Amendments in Electricity Act will send wrong signals to investors: FinMin

New Delhi, Aug 4 | Updated: Aug 5 2005, 06:30am hrs
The finance ministry has suggested that power sector regulators should decide a year in advance on the annual programme for reduction and rationalisation of cross subsidies.

Even while agreeing with some of the amendments proposed by the power ministry in various sections of the Electricity Act on the issue of elimination of cross-subisdies, the finance ministry says these amendments will send wrong signals to the investors that cross-subsidies and surcharges will continue indefinitely.

This ministry also suggests that the extent of cross subsidies should be kept within such fiduciary limits, as may be prescribed, the finance ministry has said in a hard hitting letter to the power minister PM Sayeed.

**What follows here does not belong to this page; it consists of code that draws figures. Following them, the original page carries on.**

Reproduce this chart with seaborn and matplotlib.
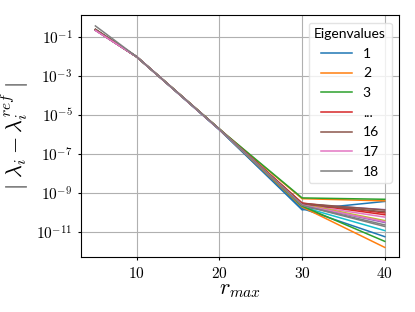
import numpy as np
import pandas as pd
import seaborn as sns
import matplotlib.pyplot as plt

# r_max values and log10 of the eigenvalue errors
r_max = [5, 10, 20, 30, 40]
eig_ids = list(range(1, 19))
log_err_5 = [-0.66, -0.66, -0.64, -0.65, -0.66, -0.65, -0.68, -0.62, -0.65,
             -0.66, -0.66, -0.66, -0.64, -0.65, -0.66, -0.62, -0.68, -0.45]
log_err_10 = [-2.03] * 18
log_err_20 = [-5.75, -5.73, -5.72, -5.73, -5.74, -5.73, -5.74, -5.73, -5.73,
              -5.75, -5.76, -5.74, -5.72, -5.73, -5.74, -5.73, -5.74, -5.73]
log_err_30 = [-9.85, -9.28, -9.24, -9.50, -9.55, -9.52, -9.58, -9.62, -9.56,
              -9.70, -9.78, -9.70, -9.66, -9.52, -9.60, -9.55, -9.60, -9.62]
log_err_40 = [-9.42, -9.39, -9.31, -10.01, -9.84, -9.86, -10.22, -10.70, -10.40,
              -10.91, -11.22, -11.77, -11.46, -10.10, -10.50, -9.95, -10.45, -10.62]
y_ticks = [1e-11, 1e-9, 1e-7, 1e-5, 1e-3, 1e-1]

rows = []
for i, e in enumerate(eig_ids):
    for r, col in zip(r_max, [log_err_5, log_err_10, log_err_20, log_err_30, log_err_40]):
        rows.append({'r': r, 'err': 10 ** col[i], 'eig': e})
df = pd.DataFrame(rows)

plt.rcParams['mathtext.fontset'] = 'cm'
plt.rcParams['font.family'] = 'serif'
plt.rcParams['font.serif'] = ['cmr10', 'DejaVu Serif']
plt.rcParams['axes.formatter.use_mathtext'] = True

fig, ax = plt.subplots(figsize=(4.15, 3.12), dpi=100)
palette = (sns.color_palette('tab10', 10) * 2)[:18]
sns.lineplot(data=df, x='r', y='err', hue='eig', palette=palette, legend=False,
             linewidth=1.1, ax=ax)
ax.set_yscale('log')
ax.set_yticks(y_ticks)
ax.set_ylim(10 ** -12.28, 10 ** 0.11)
ax.set_xticks([10, 20, 30, 40])
ax.grid(True, color='#b0b0b0', linewidth=0.8)
ax.tick_params(labelsize=11, length=2.5)
ax.set_xlabel(r'$r_{max}$', fontsize=16, labelpad=0)
ax.set_ylabel(r'$|\ \lambda_i - \lambda_i^{ref}\ |$', fontsize=16)

# legend: first three, a gap marker, last three
lines = ax.get_lines()
shown = [0, 1, 2, 3, 15, 16, 17]
labels = ['1', '2', '3', '...', '16', '17', '18']
leg = ax.legend([lines[i] for i in shown], labels, title='Eigenvalues',
                prop={'family': 'Lato', 'size': 10}, loc='upper right',
                framealpha=0.8, edgecolor='#dddddd', fancybox=True,
                labelspacing=0.55, handlelength=2.2, borderaxespad=0.55)
leg.get_title().set_family('Lato')
leg.get_title().set_fontsize(10)

fig.subplots_adjust(left=0.195, right=0.962, top=0.952, bottom=0.175)
fig.savefig('out.png', dpi=100)
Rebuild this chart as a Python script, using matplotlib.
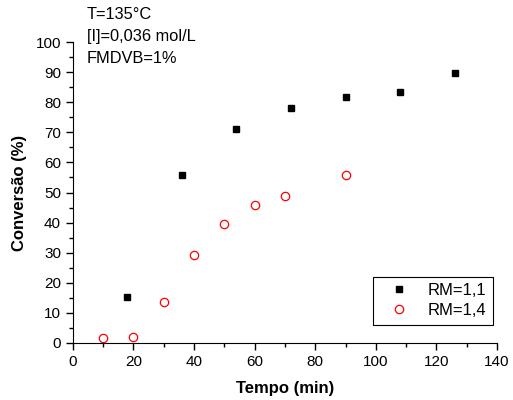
import matplotlib
matplotlib.use("Agg")
from matplotlib import pyplot as plt
from matplotlib.ticker import MultipleLocator

# Dados
t1 = [18, 36, 54, 72, 90, 108, 126]
conv1 = [15.2, 55.7, 71.2, 78.2, 81.6, 83.3, 89.6]
t2 = [10, 20, 30, 40, 50, 60, 70, 90]
conv2 = [1.6, 1.9, 13.6, 29.2, 39.5, 45.9, 48.7, 55.7]

plt.rcParams['font.family'] = ['Liberation Sans', 'DejaVu Sans']
plt.rcParams['font.size'] = 11

fig = plt.figure(figsize=(5.13, 4.0), dpi=100)
ax = fig.add_axes([0.142, 0.1425, 0.827, 0.7525])

ax.plot(t1, conv1, linestyle="none", marker="s", markersize=5, color="black", label="RM=1,1")
ax.plot(t2, conv2, linestyle="none", marker="o", markersize=6, markerfacecolor="none",
        markeredgecolor="red", markeredgewidth=0.9, label="RM=1,4")

ax.set_xlim(0, 140)
ax.set_ylim(0, 100)
ax.xaxis.set_major_locator(MultipleLocator(20))
ax.xaxis.set_minor_locator(MultipleLocator(10))
ax.yaxis.set_major_locator(MultipleLocator(10))
ax.yaxis.set_minor_locator(MultipleLocator(5))
ax.tick_params(which="major", direction="out", length=5, width=1)
ax.tick_params(which="minor", direction="out", length=3, width=1)
ax.spines["top"].set_visible(False)
ax.spines["right"].set_visible(False)

ax.set_xlabel("Tempo (min)", fontweight="bold", fontsize=12, labelpad=9)
ax.set_ylabel("Conversão (%)", fontweight="bold", fontsize=12, labelpad=6)

ax.text(0.033, 1.115, "T=135°C\n[I]=0,036 mol/L\nFMDVB=1%", transform=ax.transAxes,
        va="top", ha="left", fontsize=11.8, linespacing=1.55)

leg = ax.legend(loc="lower right", bbox_to_anchor=(0.99, 0.06), fancybox=False,
                edgecolor="black", framealpha=1, fontsize=12, handlelength=2.4,
                handletextpad=0.5, borderpad=0.4, labelspacing=0.3,
                borderaxespad=0)
leg.get_frame().set_linewidth(0.8)

fig.savefig("out.png", dpi=100)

It adds the proposed amendments in the Electricity Act by the power ministry would tantamount to robbing the regulators of their discretionary powers. It has also charged the power ministry of suggesting amendments that are regressive in nature and may be detrimental to investments in the Electricity sector.

Its shockING, says north block
WRONG SIGNALS: Finance ministry says amendments will send signal to investors that cross-subsidies and surcharges will continue indefinitely
TURF MATTERS: Amendments by the power ministry would tantamount to robbing the regulators of their discretionary powers
TRIPPING ABROAD: Move would be construed as converting regulators into arm of govt. This could have implications in any global arbitration
WHO NEEDS IT Finmin letter says why tamper; there has been no case of major conflict between regulators and government that necessitates such amendments
The proposal to rob the regulators of their discretion could also be construed as converting the regulator completely into an arm of the government. This in turn could have implications in any international arbitration where the independence of the regulator is a major factor in determining whether any action is in the nature of expropriation by the state, said the letter. Further, the independence of the regulators is the cornerstone of electricity reform and our attempt to attract private investment into the electricity sector.

The proposed amendments, the ministry said, would mean the government would be in a position to regulate the sector through instructions. This is the position that prevailed in the past. Introduction of regulators was meant to insulate the sector from such interventions. The amendments are not conducive to a stable environment which would attract private investment, the letter added.

The finance ministry has in fact questioned the power ministry of its intentions behind suggesting such amendments. It is not apparent why the need for this amendment has arisen at all. Since 1998 a large number of state electricity acts have introduced provisions for an independent regulator. The Electricity Act was also enacted in 2003. There has been no case of major conflict between the regulators and the government that necessitates such amendments, it says in its letter.